**PROBLEM STATEMENT**
Tell me how many lines hold "this", please, using only the number.

**DATA EXTRACT**
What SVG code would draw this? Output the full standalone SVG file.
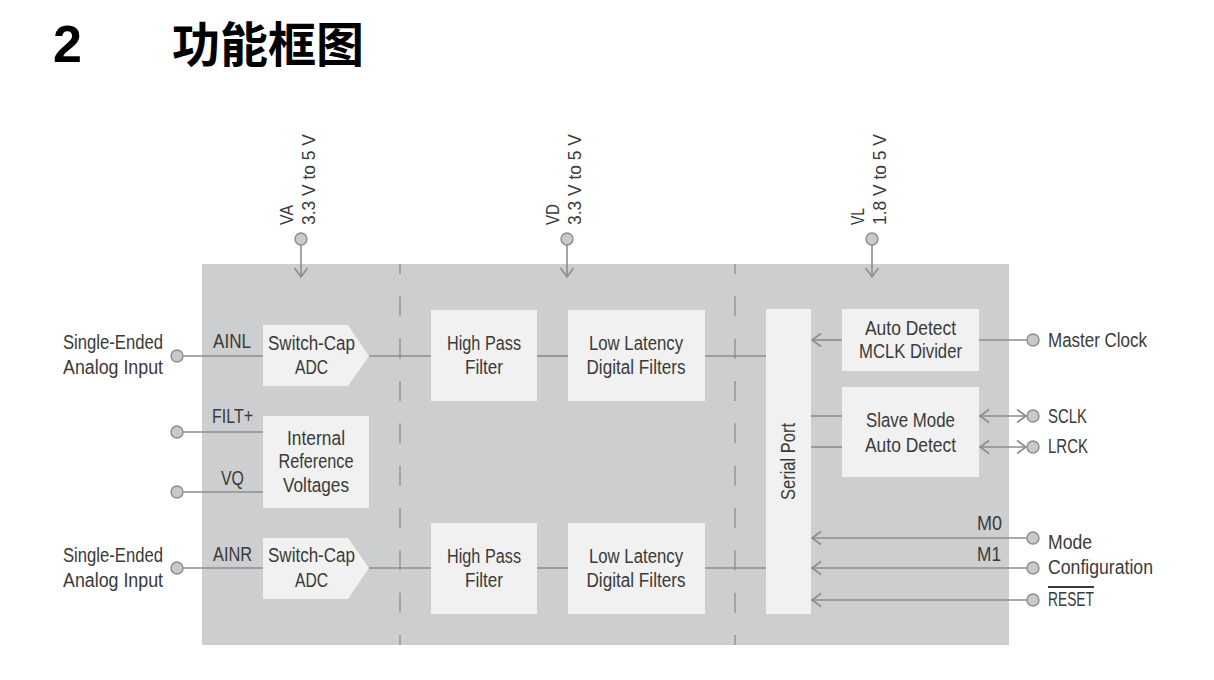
<svg xmlns="http://www.w3.org/2000/svg" width="1214" height="680" viewBox="0 0 1214 680">
<style>
.t{font-family:"Liberation Sans",Arial,sans-serif;font-size:20px;fill:#3a3a3a}
.r{font-size:18.5px}
.m{text-anchor:middle}
.box{fill:#f1f1f1}
.ln{stroke:#8c8c8c;stroke-width:1.6;fill:none}
.pin{fill:#c9c9c9;stroke:#8c8c8c;stroke-width:1.4}
.dash{stroke:#9a9a9a;stroke-width:1.6;stroke-dasharray:20 22.33;stroke-dashoffset:10}
</style>
<defs>
<marker id="ah" markerUnits="userSpaceOnUse" markerWidth="14" markerHeight="16" viewBox="-10 -8 12 16" refX="0" refY="0" orient="auto-start-reverse">
<path d="M-9,-6.5 L0,0 L-9,6.5" fill="none" stroke="#8c8c8c" stroke-width="1.6"/>
</marker>
</defs>
<rect width="1214" height="680" fill="#ffffff"/>
<g id="title">
<text x="53" y="62" style="font-family:'Liberation Sans',Arial,sans-serif;font-size:52px;font-weight:bold;fill:#000">2</text>
<text x="172" y="62" style="font-family:'Noto Sans CJK SC','Noto Sans CJK JP',sans-serif;font-size:48px;font-weight:bold;fill:#000">功能框图</text>
</g>
<g id="chip">
<rect x="202" y="264" width="807" height="381" fill="#cdcecf"/>
<line class="dash" x1="400" y1="264" x2="400" y2="645"/>
<line class="dash" x1="735" y1="264" x2="735" y2="645"/>
</g>
<g id="connectors">
<line class="ln" x1="301" y1="244" x2="301" y2="277" marker-end="url(#ah)"/>
<line class="ln" x1="567" y1="244" x2="567" y2="277" marker-end="url(#ah)"/>
<line class="ln" x1="872" y1="244" x2="872" y2="277" marker-end="url(#ah)"/>
<line class="ln" x1="183" y1="356" x2="263" y2="356"/>
<line class="ln" x1="369" y1="356" x2="431" y2="356"/>
<line class="ln" x1="537" y1="356" x2="568" y2="356"/>
<line class="ln" x1="705" y1="356" x2="766" y2="356"/>
<line class="ln" x1="183" y1="432" x2="263" y2="432"/>
<line class="ln" x1="183" y1="492" x2="263" y2="492"/>
<line class="ln" x1="183" y1="568" x2="263" y2="568"/>
<line class="ln" x1="369" y1="568" x2="431" y2="568"/>
<line class="ln" x1="537" y1="568" x2="568" y2="568"/>
<line class="ln" x1="705" y1="568" x2="766" y2="568"/>
<line class="ln" x1="842" y1="340" x2="812" y2="340" marker-end="url(#ah)"/>
<line class="ln" x1="979" y1="340" x2="1027" y2="340"/>
<line class="ln" x1="811" y1="416" x2="842" y2="416"/>
<line class="ln" x1="811" y1="447" x2="842" y2="447"/>
<line class="ln" x1="980" y1="416" x2="1026" y2="416" marker-start="url(#ah)" marker-end="url(#ah)"/>
<line class="ln" x1="980" y1="447" x2="1026" y2="447" marker-start="url(#ah)" marker-end="url(#ah)"/>
<line class="ln" x1="1027" y1="538" x2="812" y2="538" marker-end="url(#ah)"/>
<line class="ln" x1="1027" y1="568" x2="812" y2="568" marker-end="url(#ah)"/>
<line class="ln" x1="1027" y1="600" x2="812" y2="600" marker-end="url(#ah)"/>
</g>
<g id="pin-va">
<circle class="pin" cx="301" cy="239" r="6"/>
<text class="t r" transform="translate(293,225) rotate(-90)" textLength="20" lengthAdjust="spacingAndGlyphs">VA</text>
<text class="t r" transform="translate(315,225) rotate(-90)" textLength="91" lengthAdjust="spacingAndGlyphs">3.3 V to 5 V</text>
</g>
<g id="pin-vd">
<circle class="pin" cx="567" cy="239" r="6"/>
<text class="t r" transform="translate(559,225) rotate(-90)" textLength="21" lengthAdjust="spacingAndGlyphs">VD</text>
<text class="t r" transform="translate(581,225) rotate(-90)" textLength="91" lengthAdjust="spacingAndGlyphs">3.3 V to 5 V</text>
</g>
<g id="pin-vl">
<circle class="pin" cx="872" cy="239" r="6"/>
<text class="t r" transform="translate(864,225) rotate(-90)" textLength="17" lengthAdjust="spacingAndGlyphs">VL</text>
<text class="t r" transform="translate(886,225) rotate(-90)" textLength="91" lengthAdjust="spacingAndGlyphs">1.8 V to 5 V</text>
</g>
<g id="in-left">
<circle class="pin" cx="177" cy="356" r="6"/>
<text class="t" x="63" y="349" textLength="100" lengthAdjust="spacingAndGlyphs">Single-Ended</text>
<text class="t" x="63" y="374" textLength="100" lengthAdjust="spacingAndGlyphs">Analog Input</text>
<text class="t" x="213" y="348" textLength="38" lengthAdjust="spacingAndGlyphs">AINL</text>
</g>
<g id="in-filt">
<circle class="pin" cx="177" cy="432" r="6"/>
<text class="t" x="212" y="423" textLength="41" lengthAdjust="spacingAndGlyphs">FILT+</text>
</g>
<g id="in-vq">
<circle class="pin" cx="177" cy="492" r="6"/>
<text class="t" x="221" y="485" textLength="23" lengthAdjust="spacingAndGlyphs">VQ</text>
</g>
<g id="in-right">
<circle class="pin" cx="177" cy="568" r="6"/>
<text class="t" x="63" y="562" textLength="100" lengthAdjust="spacingAndGlyphs">Single-Ended</text>
<text class="t" x="63" y="587" textLength="100" lengthAdjust="spacingAndGlyphs">Analog Input</text>
<text class="t" x="213" y="561" textLength="39" lengthAdjust="spacingAndGlyphs">AINR</text>
</g>
<g id="adc-l">
<polygon class="box" points="263,325 348,325 369,356 348,386 263,386"/>
<text class="t m" x="311.5" y="350" textLength="87" lengthAdjust="spacingAndGlyphs">Switch-Cap</text>
<text class="t m" x="311.5" y="374" textLength="33" lengthAdjust="spacingAndGlyphs">ADC</text>
</g>
<g id="vref">
<rect class="box" x="263" y="416" width="106" height="92"/>
<text class="t m" x="316" y="445" textLength="58" lengthAdjust="spacingAndGlyphs">Internal</text>
<text class="t m" x="316" y="468" textLength="75" lengthAdjust="spacingAndGlyphs">Reference</text>
<text class="t m" x="316" y="492" textLength="66" lengthAdjust="spacingAndGlyphs">Voltages</text>
</g>
<g id="adc-r">
<polygon class="box" points="263,538 348,538 369,568 348,599 263,599"/>
<text class="t m" x="311.5" y="562" textLength="87" lengthAdjust="spacingAndGlyphs">Switch-Cap</text>
<text class="t m" x="311.5" y="587" textLength="33" lengthAdjust="spacingAndGlyphs">ADC</text>
</g>
<g id="hpf-l">
<rect class="box" x="431" y="310" width="106" height="91"/>
<text class="t m" x="484" y="350" textLength="74" lengthAdjust="spacingAndGlyphs">High Pass</text>
<text class="t m" x="484" y="374" textLength="38" lengthAdjust="spacingAndGlyphs">Filter</text>
</g>
<g id="lldf-l">
<rect class="box" x="568" y="310" width="137" height="91"/>
<text class="t m" x="636" y="350" textLength="94" lengthAdjust="spacingAndGlyphs">Low Latency</text>
<text class="t m" x="636" y="374" textLength="99" lengthAdjust="spacingAndGlyphs">Digital Filters</text>
</g>
<g id="hpf-r">
<rect class="box" x="431" y="523" width="106" height="91"/>
<text class="t m" x="484" y="563" textLength="74" lengthAdjust="spacingAndGlyphs">High Pass</text>
<text class="t m" x="484" y="587" textLength="38" lengthAdjust="spacingAndGlyphs">Filter</text>
</g>
<g id="lldf-r">
<rect class="box" x="568" y="523" width="137" height="91"/>
<text class="t m" x="636" y="563" textLength="94" lengthAdjust="spacingAndGlyphs">Low Latency</text>
<text class="t m" x="636" y="587" textLength="99" lengthAdjust="spacingAndGlyphs">Digital Filters</text>
</g>
<g id="serial-port">
<rect class="box" x="766" y="309" width="45" height="305"/>
<text class="t m" transform="translate(795,461.5) rotate(-90)" textLength="77" lengthAdjust="spacingAndGlyphs">Serial Port</text>
</g>
<g id="mclk-div">
<rect class="box" x="842" y="309" width="137" height="62"/>
<text class="t m" x="910.5" y="335" textLength="91" lengthAdjust="spacingAndGlyphs">Auto Detect</text>
<text class="t m" x="910.5" y="358" textLength="103" lengthAdjust="spacingAndGlyphs">MCLK Divider</text>
</g>
<g id="slave-detect">
<rect class="box" x="842" y="387" width="137" height="90"/>
<text class="t m" x="910.5" y="427" textLength="89" lengthAdjust="spacingAndGlyphs">Slave Mode</text>
<text class="t m" x="910.5" y="452" textLength="91" lengthAdjust="spacingAndGlyphs">Auto Detect</text>
</g>
<g id="pin-mclk">
<circle class="pin" cx="1033" cy="340" r="6"/>
<text class="t" x="1048" y="347" textLength="99" lengthAdjust="spacingAndGlyphs">Master Clock</text>
</g>
<g id="pin-sclk">
<circle class="pin" cx="1033" cy="416" r="6"/>
<text class="t" x="1048" y="423" textLength="39" lengthAdjust="spacingAndGlyphs">SCLK</text>
</g>
<g id="pin-lrck">
<circle class="pin" cx="1033" cy="447" r="6"/>
<text class="t" x="1048" y="453" textLength="40" lengthAdjust="spacingAndGlyphs">LRCK</text>
</g>
<g id="pin-m0">
<circle class="pin" cx="1033" cy="538" r="6"/>
<text class="t" x="977" y="530" textLength="25" lengthAdjust="spacingAndGlyphs">M0</text>
<text class="t" x="1048" y="549" textLength="44" lengthAdjust="spacingAndGlyphs">Mode</text>
</g>
<g id="pin-m1">
<circle class="pin" cx="1033" cy="568" r="6"/>
<text class="t" x="977" y="561" textLength="24" lengthAdjust="spacingAndGlyphs">M1</text>
<text class="t" x="1048" y="574" textLength="105" lengthAdjust="spacingAndGlyphs">Configuration</text>
</g>
<g id="pin-reset">
<circle class="pin" cx="1033" cy="600" r="6"/>
<text class="t" x="1048" y="606" textLength="46" lengthAdjust="spacingAndGlyphs" text-decoration="overline">RESET</text>
</g>
</svg>
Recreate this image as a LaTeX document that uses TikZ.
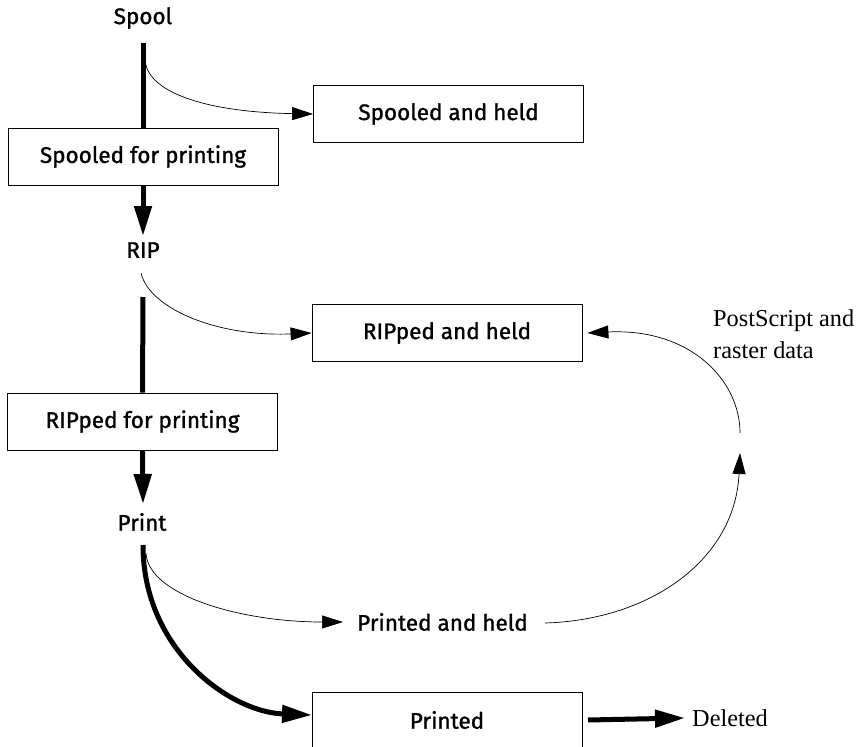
\documentclass[tikz,border=0pt]{standalone}
\usepackage{fontspec}
\setmainfont{Liberation Serif}
\newfontfamily\boxfont{Fira Sans}[FakeBold=1.2]
\usetikzlibrary{arrows.meta}
\tikzset{
  x=1pt, y=-1pt,
  lbl/.style={font=\boxfont\fontsize{22.5}{26}\selectfont, inner sep=0pt},
  box/.style={draw, line width=0.8pt, font=\boxfont\fontsize{22.5}{26}\selectfont, minimum width=270pt, minimum height=57pt, inner sep=0pt},
  serif/.style={font=\rmfamily\fontsize{24.3}{32}\selectfont, inner sep=0pt},
  thick line/.style={line width=5pt},
  thick arrow/.style={line width=5pt, -{Triangle[length=30pt,width=17pt]}},
  thin arrow/.style={line width=0.7pt, -{Triangle[length=21pt,width=13pt]}},
}
\begin{document}
\begin{tikzpicture}
\useasboundingbox (0,0) rectangle (857,747);
% labels
\node[lbl] (spool) at (143,18) {Spool};
\node[lbl] (rip) at (143,250) {RIP};
\node[lbl] (print) at (142,522) {Print};
\node[lbl, anchor=west] (pah) at (357,622) {Printed and held};
\node[serif, anchor=west, align=left] (ps) at (713,334) {PostScript and\\raster data};
\node[serif, anchor=west] (del) at (692,718) {Deleted};
% boxes
\node[box] (sfp) at (143,156.5) {Spooled for printing};
\node[box] (sah) at (448.5,114) {Spooled and held};
\node[box] (rah) at (447,333) {RIPped and held};
\node[box] (rfp) at (142.5,421.5) {RIPped for printing};
\node[lbl, minimum width=270pt] (printed) at (447,720) {Printed};
\draw[line width=0.8pt] (312,760) -- (312,692) -- (582,692) -- (582,760);
% coordinates
\coordinate (s0) at (143,43);
\coordinate (s1) at (145,58);
\coordinate (r0) at (141,273);
\coordinate (r1) at (143,297);
\coordinate (p0) at (143,545);
\coordinate (p1) at (146,553);
\coordinate (pahE) at (545,623);
\coordinate (g1) at (740,453);
\coordinate (g2) at (740,433);
\coordinate (pE) at (588,720);
% connectors
\draw[thick line] (s0) -- (sfp.north);
\draw[thin arrow] (s1) .. controls (145,92) and (205,112) .. (sah.west);
\draw[thick arrow] (sfp.south) -- (143,236);
\draw[thin arrow] (r0) .. controls (150,310) and (220,337) .. (rah.west);
\draw[thick line] (r1) -- (rfp.north);
\draw[thick arrow] (rfp.south) -- (143,504);
\draw[thick arrow] (p0) .. controls (143,650) and (230,712) .. (312,715);
\draw[thin arrow] (p1) .. controls (148,595) and (240,622) .. (343,622);
\draw[thin arrow] (pahE) .. controls (650,620) and (735,560) .. (g1);
\draw[thin arrow] (g2) .. controls (740,380) and (690,328) .. ([xshift=5pt]rah.east);
\draw[thick arrow] (pE) -- ([xshift=-7pt]del.west);
\end{tikzpicture}
\end{document}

**WRITTEN ANSWER**
2